The answer is yes for the second quarter in four years. Barrick reported a net income of $1.417 billion on March 31, 2017. That’s tremendous because as recently as September 2016, Barrick reported a net income of -$2.39 billion. This means the companies’ net income grew by $3.537 billion in six months which is tremendous.
Among other things, that indicates the 32.66% quarterly profit margin ycharts attributed to ABX is for real. It also hints of a company that has a lot of float which would be a true value investment.
How Much Money is Barrick Gold Making?
The best indicator of float is a company’s cash and Barrick is doing okay there.
It reported a free cash flow of $161 million on March 31, 2017. That was down significantly from $674 million in September 2016 and $385 million in March. This number shows us that the falling price of gold might be eroding Barrick’s cash flow.
Another first quarter number shows us that Barrick is holding its own; the cash from operations was $2.684 billion up slightly from $2.64 billion in December and $2.627 billion in September. This is good because it shows us that Barrick’s float is slowly growing despite falling gold prices.
There’s another really good number at Barrick and that’s cash and short-term investments. The company had $2.277 billion in the bank on March 31, 2017, that number was down from $2.389 billion at the end of 2016, and $2.648 billion in September. This indicates a cash rich company which I really like.
It’s also very high for a company with assets of $26.41 billion, a market capitalization of $18.69 billion and an enterprise value of $26.80 billion. That indicates a lot of value, but is Barrick Gold a value investment?
Is Barrick Gold a Value Investment?
There are definitely a lot of value characteristics here. For example; Barrick is cheap (trading at $16.38 a share on May 10, 2017), but it has a lot of cash and makes money.
Beyond that Barrick is in an unfashionable business; mining – that is not very sexy in today’s technology-driven nerd culture. The smart money these days seems to be going into cryptocurrencies such as bitcoin and ethereum. Investment capital has been pouring into those digital constructs for some time.
A bitcoin was trading for $1,795 on May 10, 2017, an increase of $1,275.95 a year earlier. A unit of ethereum or ether was trading at $89.43 a same day, an increase of $77.03 a year earlier.
Skeptics; or luddites, will say that bitcoin and ethereum are newfangled derivatives that are unproven. Gold is a proven commodity that has been around as long as civilization.

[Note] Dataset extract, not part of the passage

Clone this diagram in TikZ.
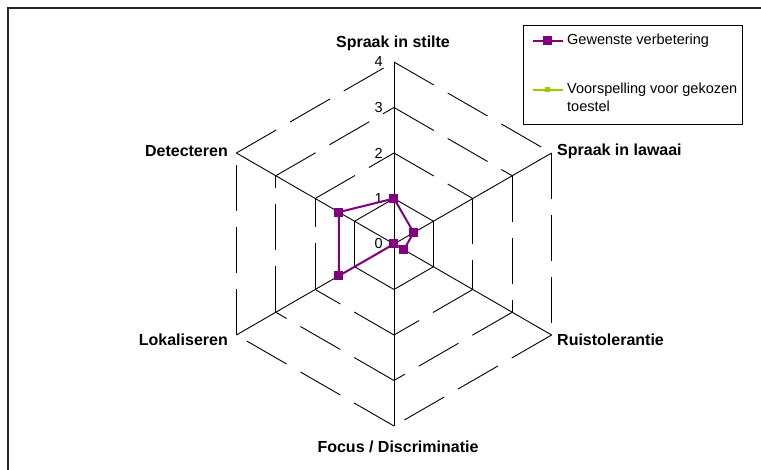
\documentclass[tikz,border=0pt]{standalone}
\usepackage{fontspec}
\setmainfont{Liberation Sans}
\usetikzlibrary{calc}
\definecolor{serieswant}{HTML}{800080}
\definecolor{seriespred}{HTML}{99CC00}
\begin{document}
\begin{tikzpicture}[x=1pt,y=1pt,
  grid/.style={black, line width=0.9pt},
  ring/.style={grid, dash pattern=on 46pt off 16pt},
  axislabel/.style={font=\fontsize{16}{19}\selectfont\bfseries, inner sep=0pt},
  ticklabel/.style={font=\fontsize{14.5}{17}\selectfont, inner sep=0pt, anchor=east},
  legendtext/.style={font=\fontsize{14.5}{18}\selectfont, inner sep=0pt, align=left},
  series/.style={draw=serieswant, line width=2pt, line join=round},
  mk/.style={rectangle, fill=serieswant, minimum size=9pt, inner sep=0pt},
  mkpred/.style={rectangle, fill=seriespred, minimum size=5pt, inner sep=0pt},
  frameline/.style={draw=black!85, line width=1.6pt}
]
\useasboundingbox (-394,-226) rectangle (367,244);

% chart frame (only the top and left borders fall inside the page)
\draw[frameline] (-386,-240) -- (-386,236) -- (380,236);

% concentric hexagonal rings, each side dashed from its own start
\foreach \L in {1,...,4}
  \foreach \k in {0,...,5}
    \draw[ring] ({90-60*\k}:{45.5*\L}) -- ({30-60*\k}:{45.5*\L});

% spokes
\coordinate (c) at (0,0);
\foreach \k in {0,...,5}
  \draw[grid] (c) -- ({90-60*\k}:182) coordinate (v\k);

% scale labels
\foreach \L in {0,...,4}
  \node[ticklabel] (t\L) at (-11,{45.5*\L}) {\L};

% axis labels
\node[axislabel] (a0) at (-1,201) {Spraak in stilte};
\node[axislabel, anchor=west] (a1) at (163,93) {Spraak in lawaai};
\node[axislabel, anchor=west] (a2) at (163,-96) {Ruistolerantie};
\node[axislabel] (a3) at (4,-203) {Focus / Discriminatie};
\node[axislabel, anchor=east] (a4) at (-166,-96) {Lokaliseren};
\node[axislabel, anchor=east] (a5) at (-166,93) {Detecteren};

% data series: gewenste verbetering
\foreach \k/\v in {0/1,1/0.5,2/0.25,3/0,4/1.4,5/1.4}
  \coordinate (p\k) at ({90-60*\k}:{45.5*\v});
\draw[series] (p0) -- (p1) -- (p2) -- (p3) -- (p4) -- (p5) -- cycle;
\foreach \k in {0,...,5}
  \node[mk] (m\k) at (p\k) {};

% legend
\node[draw, line width=0.9pt, minimum width=219pt, minimum height=99pt,
      inner sep=0pt, anchor=north west] (legend) at (129,219) {};
\coordinate (la) at (139,203);
\coordinate (lb) at (169,203);
\draw[series] (la) -- (lb);
\node[mk] (lm1) at ($(la)!0.5!(lb)$) {};
\node[legendtext, anchor=west] (lt1) at (173,203) {Gewenste verbetering};
\coordinate (lc) at (139,154);
\coordinate (ld) at (169,154);
\draw[draw=seriespred, line width=2pt] (lc) -- (ld);
\node[mkpred] (lm2) at ($(lc)!0.5!(ld)$) {};
\node[legendtext, anchor=north west] (lt2) at (173,161) {Voorspelling voor gekozen\\toestel};
\end{tikzpicture}
\end{document}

There is a possibility that cryptocurrencies will crash at some point and drive the money back into gold. There are digital marketing channels for gold that might increase the demand for the metal in the future.
Will Digital Cash and India Boost Gold Prices to New Heights?
It is now possible to invest in gold through Paytm; the most popular digital wallet in gold-crazy India, for example. Paytm has 200 million users and Indians are the world’s largest gold buyers holding 24,000 tons of the shiny stuff that is worth an estimated $900 billion.
Payment apps like Paytm and digital cash like bitcoin might increase the buying of average people in countries like India. This may expand the gold market, because many of those people will use digital cash to buy gold or gold jewelry.
Another opportunity is India’s growing middle class which historically gives gold jewelry as presents at weddings. Since might be as many as 600 million members of India’s middle class right now that’s a potentially huge market. This means there is a huge market for Barrick’s product that is growing fast.
If you must invest in a gold company buy Barrick, it is cheap and fairly safe. You may not make a lot of money; ABX is scheduled is to pay a dividend of 3¢ on May 30, 2017, but at least your investment will grow. Barrick Gold shareholders with a return on equity of 18.38% which is more than you can say for most gold miners.